» Requirement: Omit the pictures and print exactly the lines of the listing below, starting at the first and ending at the line containing "const probTicks = [0.0,0.2,0.4,0.6,0.8,1.0];".

--- Start Stored data ---

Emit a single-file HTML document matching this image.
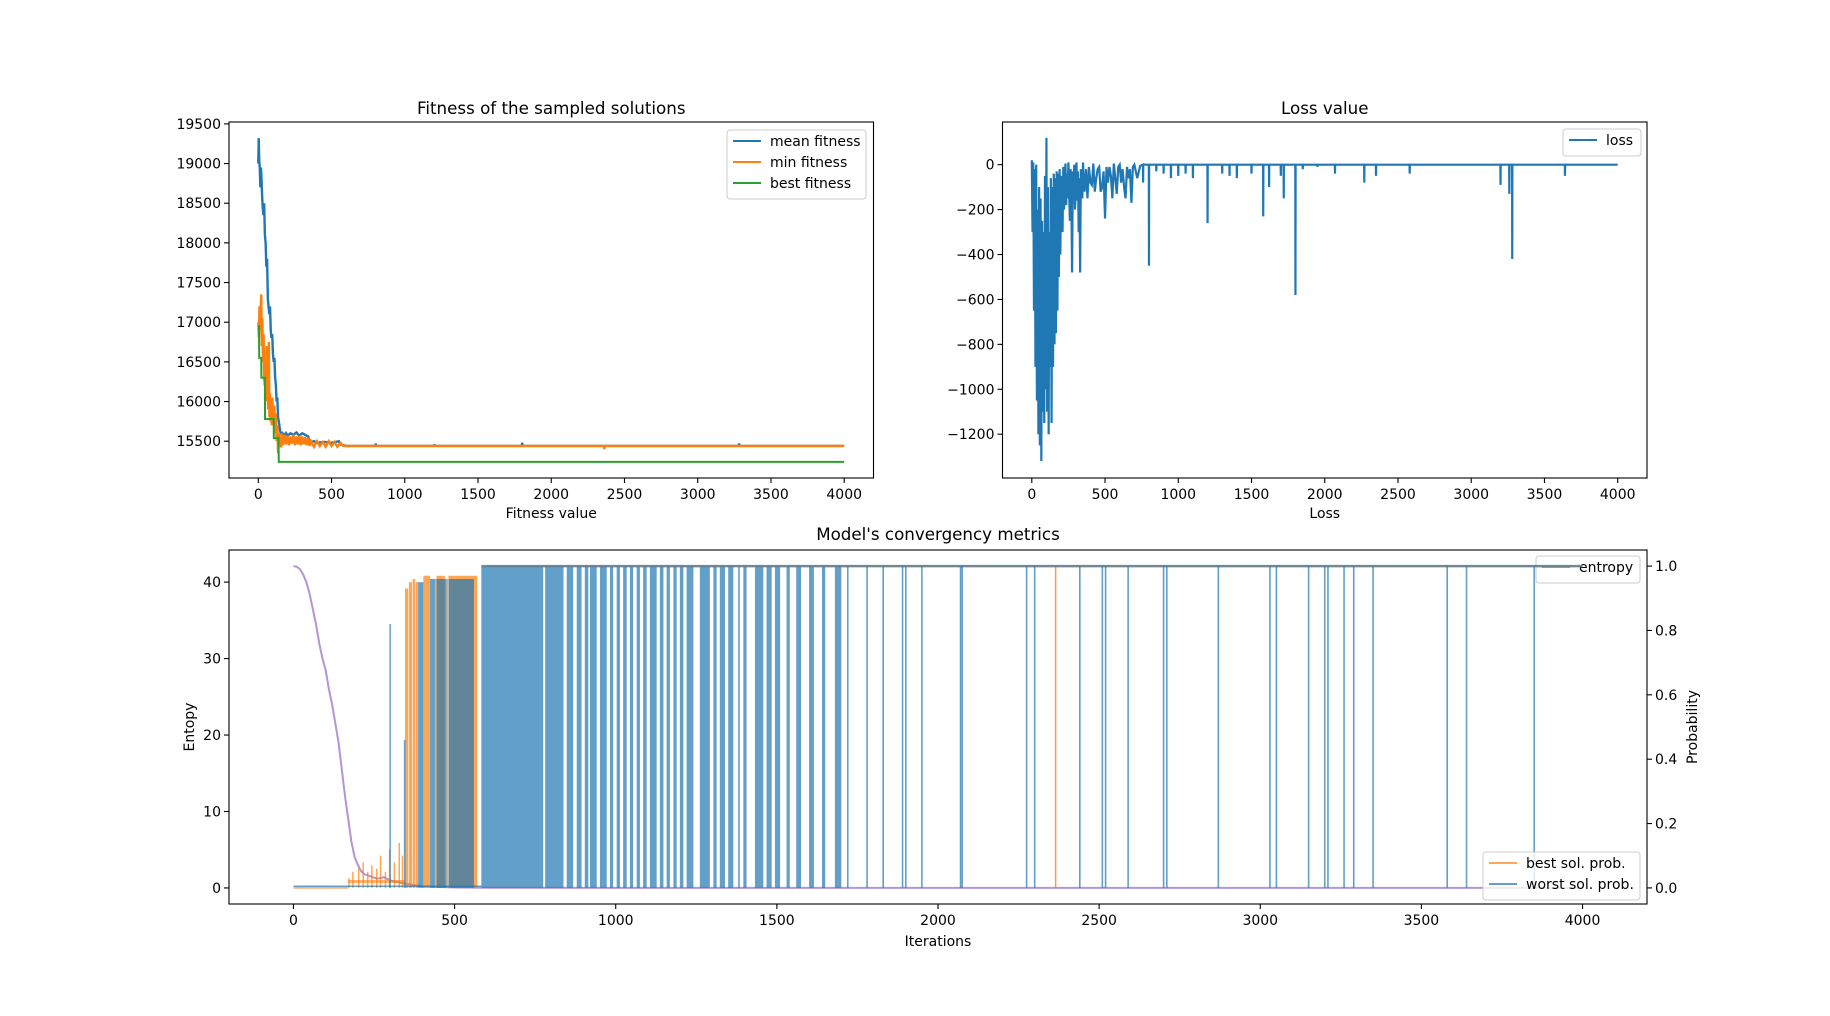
<!DOCTYPE html>
<html><head><meta charset="utf-8">
<style>
html,body{margin:0;padding:0;background:#fff;}
svg{display:block;font-family:"DejaVu Sans","Liberation Sans",sans-serif;}
</style></head>
<body>
<svg id="fig" width="1830" height="1016" viewBox="0 0 1830 1016" xmlns="http://www.w3.org/2000/svg">
<rect width="1830" height="1016" fill="#fff"/>
</svg>
<script>
// ---------- data ----------
const xTicks = [0,500,1000,1500,2000,2500,3000,3500,4000];
const fitTicks = [15500,16000,16500,17000,17500,18000,18500,19000,19500];
const lossTicks = [0,-200,-400,-600,-800,-1000,-1200];
const entTicks = [0,10,20,30,40];
const probTicks = [0.0,0.2,0.4,0.6,0.8,1.0];

const meanX = [0,3,6,10,14,18,22,26,30,35,40,45,50,55,60,65,70,75,80,85,90,95,100,105,110,115,120,125,130,135,140,145,150,155,160,165,170,175,180,190,200,220,240,260,280,300,320,340,350,360,380,400,450,500,550,560,580,600,800,801,805,1200,1201,1205,1800,1801,1805,3280,3282,3286,4000];
const meanY = [19000,19320,19050,18950,18700,18950,18800,18600,18450,18350,18500,18100,18000,17700,17800,17300,17200,17100,17200,16900,16800,16850,16600,16500,16550,16300,16200,16000,16050,15800,15750,15680,15620,15600,15570,15590,15560,15580,15560,15600,15570,15600,15580,15610,15570,15600,15580,15560,15500,15490,15500,15480,15490,15480,15500,15460,15450,15440,15440,15470,15440,15440,15460,15440,15440,15480,15440,15440,15470,15440,15440];

const minX = [0,4,8,12,16,20,24,28,32,36,40,44,48,52,56,60,64,68,72,76,80,84,88,92,96,100,105,110,115,120,125,130,135,140,145,150,155,160,170,180,190,200,210,220,230,240,250,260,270,280,290,300,310,320,330,340,350,360,380,400,420,440,460,480,500,520,540,560,580,600,2360,2362,2366,4000];
const minY = [17000,16800,17200,16900,17150,17350,16700,17050,16500,16850,16300,16200,16500,16000,16700,16100,16600,15900,16750,15800,16100,15750,16000,15700,16050,15800,15700,15950,15600,15850,15500,15700,15350,15600,15450,15550,15420,15600,15450,15580,15460,15570,15450,15560,15470,15580,15450,15560,15460,15570,15450,15560,15460,15550,15450,15540,15440,15500,15430,15500,15440,15490,15430,15500,15440,15490,15430,15480,15440,15440,15440,15400,15440,15440];

const bestX = [0,5,6,20,21,40,45,46,100,105,106,135,138,140,4000];
const bestY = [16950,16950,16550,16550,16300,16300,16300,15780,15780,15780,15540,15540,15540,15240,15240];

const lossX = [0,5,10,15,20,25,30,35,40,45,50,55,60,65,70,75,80,85,90,95,100,105,110,115,120,125,130,135,140,145,150,155,160,165,170,175,180,185,190,195,200,205,210,215,220,225,230,235,240,245,250,255,260,265,270,275,280,285,290,295,300,305,310,315,320,325,330,335,340,345,350,355,360,370,380,390,400,410,420,430,440,450,460,470,480,490,500,510,520,530,540,550,560,570,580,590,600,610,620,630,640,650,660,670,680,690,700,720,740];
const lossY = [20,-300,10,-650,-20,-900,0,-1050,-200,-1200,-100,-1250,-150,-1320,-250,-1100,-300,-1150,-50,-1000,120,-1100,-100,-1200,-300,-900,-60,-1150,-100,-900,-40,-800,-60,-750,-30,-650,-40,-500,-20,-400,-50,-200,-300,-10,-200,-60,5,-180,-40,-150,10,-120,-250,-20,-150,-480,-30,-100,0,-200,-100,10,-160,-30,-300,-60,-480,-20,-50,-150,10,-100,-120,-20,-150,-10,-80,-90,5,-120,-60,-20,-10,-120,-100,-30,-240,-10,-80,-10,-50,-150,5,-60,-130,-10,0,-80,-20,-100,-150,-10,-60,-20,-170,-10,0,-60,-5];
const lossSpikeX = [760,800,850,900,950,1000,1050,1100,1200,1300,1350,1400,1500,1580,1620,1700,1720,1800,1850,1950,2070,2270,2350,2580,3200,3260,3280,3640];
const lossSpikeY = [-80,-450,-30,-40,-60,-50,-40,-60,-260,-40,-50,-60,-40,-230,-100,-50,-150,-580,-20,-10,-40,-80,-50,-40,-90,-130,-420,-50];

const entX = [0,10,20,30,40,50,60,70,80,90,100,110,120,130,140,150,160,170,180,190,200,210,220,240,260,280,300,340,400,500,600,1700,4000];
const entY = [42.1,42,41.7,41,40,38.5,36.5,34.5,32,30,28.5,26,24,21.5,19,15.5,12,9,6,4,3,2.2,1.8,1.5,1.2,1.4,1.0,0.6,0.2,0.05,0.02,0.01,0];

// orange "best solution probability" dense bands: start, end, top value
const bestBandStart = [170,182,200,214,228,241,256,268,283,296,311,326,336,346,358,370,380,403,439,444,475,481];
const bestBandEnd   = [172,184,202,216,230,243,258,270,285,298,313,328,338,356,368,378,387,424,441,470,478,570];
const bestBandTop   = [0.03,0.05,0.06,0.08,0.05,0.07,0.06,0.1,0.05,0.12,0.08,0.14,0.1,0.93,0.95,0.96,0.95,0.97,0.96,0.97,0.96,0.97];
const bestOnX = 600; // value stays at 1 after this iteration
const bestSpikeX = [2365];

// blue "worst solution probability" dense bands
const worstBandStart = [387,424,444,481,583,781,848,879,904,920,951,982,1003,1023,1044,1065,1085,1106,1137,1158,1179,1199,1220,1261,1303,1323,1349,1380,1396,1432,1468,1494,1530,1560,1600,1640,1680];
const worstBandEnd   = [403,439,475,560,775,838,868,894,915,941,972,992,1013,1034,1054,1075,1096,1127,1148,1168,1189,1210,1241,1292,1313,1339,1365,1385,1406,1458,1484,1510,1540,1575,1615,1650,1700];
const worstBandTop   = [0.95,0.96,0.96,0.96,1,1,1,1,1,1,1,1,1,1,1,1,1,1,1,1,1,1,1,1,1,1,1,1,1,1,1,1,1,1,1,1,1];
const worstDropX = [1720,1780,1830,1890,1900,1950,2070,2075,2275,2300,2440,2510,2520,2590,2700,2710,2870,3030,3050,3150,3200,3210,3260,3290,3350,3580,3640,3850];
const worstSpikeX = [300,345];
const worstSpikeY = [0.82,0.46];

// ---------- helpers ----------
const NS = "http://www.w3.org/2000/svg";
const fig = document.getElementById('fig');
function mk(tag, attrs, parent){
  const e = document.createElementNS(NS, tag);
  for (const k in attrs) e.setAttribute(k, attrs[k]);
  (parent||fig).appendChild(e);
  return e;
}
function lin(d0,d1,p0,p1){ return v => p0 + (v-d0)/(d1-d0)*(p1-p0); }
function pts(xs, ys, sx, sy){ return xs.map((x,i)=>sx(x).toFixed(2)+','+sy(ys[i]).toFixed(2)).join(' '); }

function frame(L,T,R,B,name){
  const r = mk('rect',{x:L,y:T,width:R-L,height:B-T,fill:'none',stroke:'#000','stroke-width':1.1});
  
  
}
function xAxis(ticks, sx, B, name){
  const g = mk('g',{});
  
  
  ticks.forEach(t=>{
    const x = sx(t);
    mk('line',{x1:x,x2:x,y1:B,y2:B+5,stroke:'#000','stroke-width':1.1},g);
    const tx = mk('text',{x:x,y:B+21,'font-size':14,'text-anchor':'middle',fill:'#000'},g);
    tx.textContent = t;
  });
}
function yAxis(ticks, sy, L, name, fmt, right){
  const g = mk('g',{});
  
  
  ticks.forEach(t=>{
    const y = sy(t);
    mk('line',{x1:L,x2:right?L+5:L-5,y1:y,y2:y,stroke:'#000','stroke-width':1.1},g);
    const tx = mk('text',{x:right?L+8:L-8,y:y+5,'font-size':14,'text-anchor':right?'start':'end',fill:'#000'},g);
    tx.textContent = fmt?fmt(t):String(t).replace('-','\u2212');
  });
}
function label(txt,x,y,size,name,rot){
  const t = mk('text',{x:x,y:y,'font-size':size,'text-anchor':'middle',fill:'#000'});
  if (rot) t.setAttribute('transform','rotate(-90 '+x+' '+y+')');
  t.textContent = txt;
  
  
}
function legend(x,y,w,entries,name){
  const g = mk('g',{});
  
  
  mk('rect',{x:x,y:y,width:w,height:entries.length*21+6,rx:3,fill:'#fff','fill-opacity':0.8,stroke:'#ccc','stroke-width':1},g);
  entries.forEach((e,i)=>{
    const cy = y+11+i*21;
    mk('line',{x1:x+6,x2:x+34,y1:cy,y2:cy,stroke:e[1],'stroke-width':2,'stroke-opacity':e[2]||1},g);
    const t = mk('text',{x:x+43,y:cy+5,'font-size':14,fill:'#000'},g);
    t.textContent = e[0];
  });
}

// ---------- panel 1: fitness ----------
{
  const L=229,R=873.5,T=122,B=478;
  const sx = lin(-200,4200,L,R), sy = lin(15036,19524,B,T);
  label('Fitness of the sampled solutions',(L+R)/2,114,16.7,'fitness-title');
  const g = mk('g',{});
  
  
  const l1 = mk('polyline',{points:pts(meanX,meanY,sx,sy),fill:'none',stroke:'#1f77b4','stroke-width':2.4},g);
  
  
  const l2 = mk('polyline',{points:pts(minX,minY,sx,sy),fill:'none',stroke:'#ff7f0e','stroke-width':2.4},g);
  
  
  const l3 = mk('polyline',{points:pts(bestX,bestY,sx,sy),fill:'none',stroke:'#2ca02c','stroke-width':2},g);
  
  
  frame(L,T,R,B,'fitness-axes-frame');
  xAxis(xTicks,sx,B,'fitness-x-axis');
  yAxis(fitTicks,sy,L,'fitness-y-axis');
  label('Fitness value',(L+R)/2,518,14,'fitness-x-title');
  legend(727,130,139,[['mean fitness','#1f77b4'],['min fitness','#ff7f0e'],['best fitness','#2ca02c']],'fitness-legend');
}

// ---------- panel 2: loss ----------
{
  const L=1002.5,R=1647,T=122,B=478;
  const sx = lin(-200,4200,L,R), sy = lin(-1395,190,B,T);
  label('Loss value',(L+R)/2,114,16.7,'loss-title');
  const xs = lossX.slice(), ys = lossY.slice();
  lossSpikeX.forEach((x,i)=>{ xs.push(x-1,x,x+1); ys.push(0,lossSpikeY[i],0); });
  xs.push(4000); ys.push(0);
  const l = mk('polyline',{points:pts(xs,ys,sx,sy),fill:'none',stroke:'#1f77b4','stroke-width':2.2});
  
  
  frame(L,T,R,B,'loss-axes-frame');
  xAxis(xTicks,sx,B,'loss-x-axis');
  yAxis(lossTicks,sy,L,'loss-y-axis');
  label('Loss',(L+R)/2,518,14,'loss-x-title');
  legend(1563,129,78,[['loss','#1f77b4']],'loss-legend');
}

// ---------- panel 3: convergency ----------
{
  const L=229,R=1647,T=550,B=904;
  const sx = lin(-200,4200,L,R), sy = lin(-2.1,44.2,B,T), sp = lin(-0.05,1.05,B,T);
  label("Model's convergency metrics",(L+R)/2,540,16.7,'convergency-title');
  const e = mk('polyline',{points:pts(entX,entY,sx,sy),fill:'none',stroke:'#9467bd','stroke-width':2,'stroke-opacity':0.7});
  
  
  legend(1536,556,104,[['entropy','#9467bd',0.7]],'entropy-legend');

  // orange best sol prob
  const go = mk('g',{fill:'#ff7f0e','fill-opacity':0.7,stroke:'none'});
  
  
  mk('line',{x1:sx(0),x2:sx(bestBandStart[0]),y1:sp(0),y2:sp(0),stroke:'#ff7f0e','stroke-width':1.5,'stroke-opacity':0.7},go);
  mk('line',{x1:sx(bestBandStart[0]),x2:sx(346),y1:sp(0.02),y2:sp(0.02),stroke:'#ff7f0e','stroke-width':3,'stroke-opacity':0.6},go);
  bestBandStart.forEach((s,i)=>{
    const r = mk('rect',{x:sx(s),y:sp(bestBandTop[i]),width:Math.max(1.5,sx(bestBandEnd[i])-sx(s)),height:sp(0)-sp(bestBandTop[i])},go);
    
    
  });
  mk('line',{x1:sx(bestOnX),x2:sx(4000),y1:sp(1),y2:sp(1),stroke:'#ff7f0e','stroke-width':1.5,'stroke-opacity':0.7},go);
  bestSpikeX.forEach(x=>{
    const s = mk('line',{x1:sx(x),x2:sx(x),y1:sp(0),y2:sp(1),stroke:'#ff7f0e','stroke-width':1.5,'stroke-opacity':0.8},go);
    
    
  });

  // blue worst sol prob
  const gb = mk('g',{fill:'#1f77b4','fill-opacity':0.7,stroke:'none'});
  
  
  mk('line',{x1:sx(0),x2:sx(583),y1:sp(0.005),y2:sp(0.005),stroke:'#1f77b4','stroke-width':1.5,'stroke-opacity':0.7},gb);
  worstBandStart.forEach((s,i)=>{
    const r = mk('rect',{x:sx(s),y:sp(worstBandTop[i]),width:Math.max(1.5,sx(worstBandEnd[i])-sx(s)),height:sp(0)-sp(worstBandTop[i])},gb);
    
    
  });
  mk('line',{x1:sx(583),x2:sx(4000),y1:sp(1),y2:sp(1),stroke:'#5b7f96','stroke-width':2.5,'stroke-opacity':0.85},gb);
  worstDropX.forEach(x=>{
    const s = mk('line',{x1:sx(x),x2:sx(x),y1:sp(0),y2:sp(1),stroke:'#1f77b4','stroke-width':1.6,'stroke-opacity':0.7},gb);
    
    
  });
  worstSpikeX.forEach((x,i)=>{
    const s = mk('line',{x1:sx(x),x2:sx(x),y1:sp(0),y2:sp(worstSpikeY[i]),stroke:'#1f77b4','stroke-width':1.5,'stroke-opacity':0.7},gb);
    
    
  });

  frame(L,T,R,B,'convergency-axes-frame');
  xAxis(xTicks,sx,B,'iterations-x-axis');
  yAxis(entTicks,sy,L,'entropy-y-axis');
  yAxis(probTicks,sp,R,'probability-y-axis',v=>v.toFixed(1),true);
  label('Iterations',(L+R)/2,946,14,'iterations-x-title');
  label('Entopy',194,727,14,'entropy-y-title',true);
  label('Probability',1697,727,14,'probability-y-title',true);
  legend(1483,852,157,[['best sol. prob.','#ff7f0e',0.7],['worst sol. prob.','#1f77b4',0.7]],'probability-legend');
}
</script>
</body></html>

--- End Stored data ---

» Written response:
Emit a single-file HTML document matching this image.
<!DOCTYPE html>
<html><head><meta charset="utf-8">
<style>
html,body{margin:0;padding:0;background:#fff;}
svg{display:block;font-family:"DejaVu Sans","Liberation Sans",sans-serif;}
</style></head>
<body>
<svg id="fig" width="1830" height="1016" viewBox="0 0 1830 1016" xmlns="http://www.w3.org/2000/svg">
<rect width="1830" height="1016" fill="#fff"/>
</svg>
<script>
// ---------- data ----------
const xTicks = [0,500,1000,1500,2000,2500,3000,3500,4000];
const fitTicks = [15500,16000,16500,17000,17500,18000,18500,19000,19500];
const lossTicks = [0,-200,-400,-600,-800,-1000,-1200];
const entTicks = [0,10,20,30,40];
const probTicks = [0.0,0.2,0.4,0.6,0.8,1.0];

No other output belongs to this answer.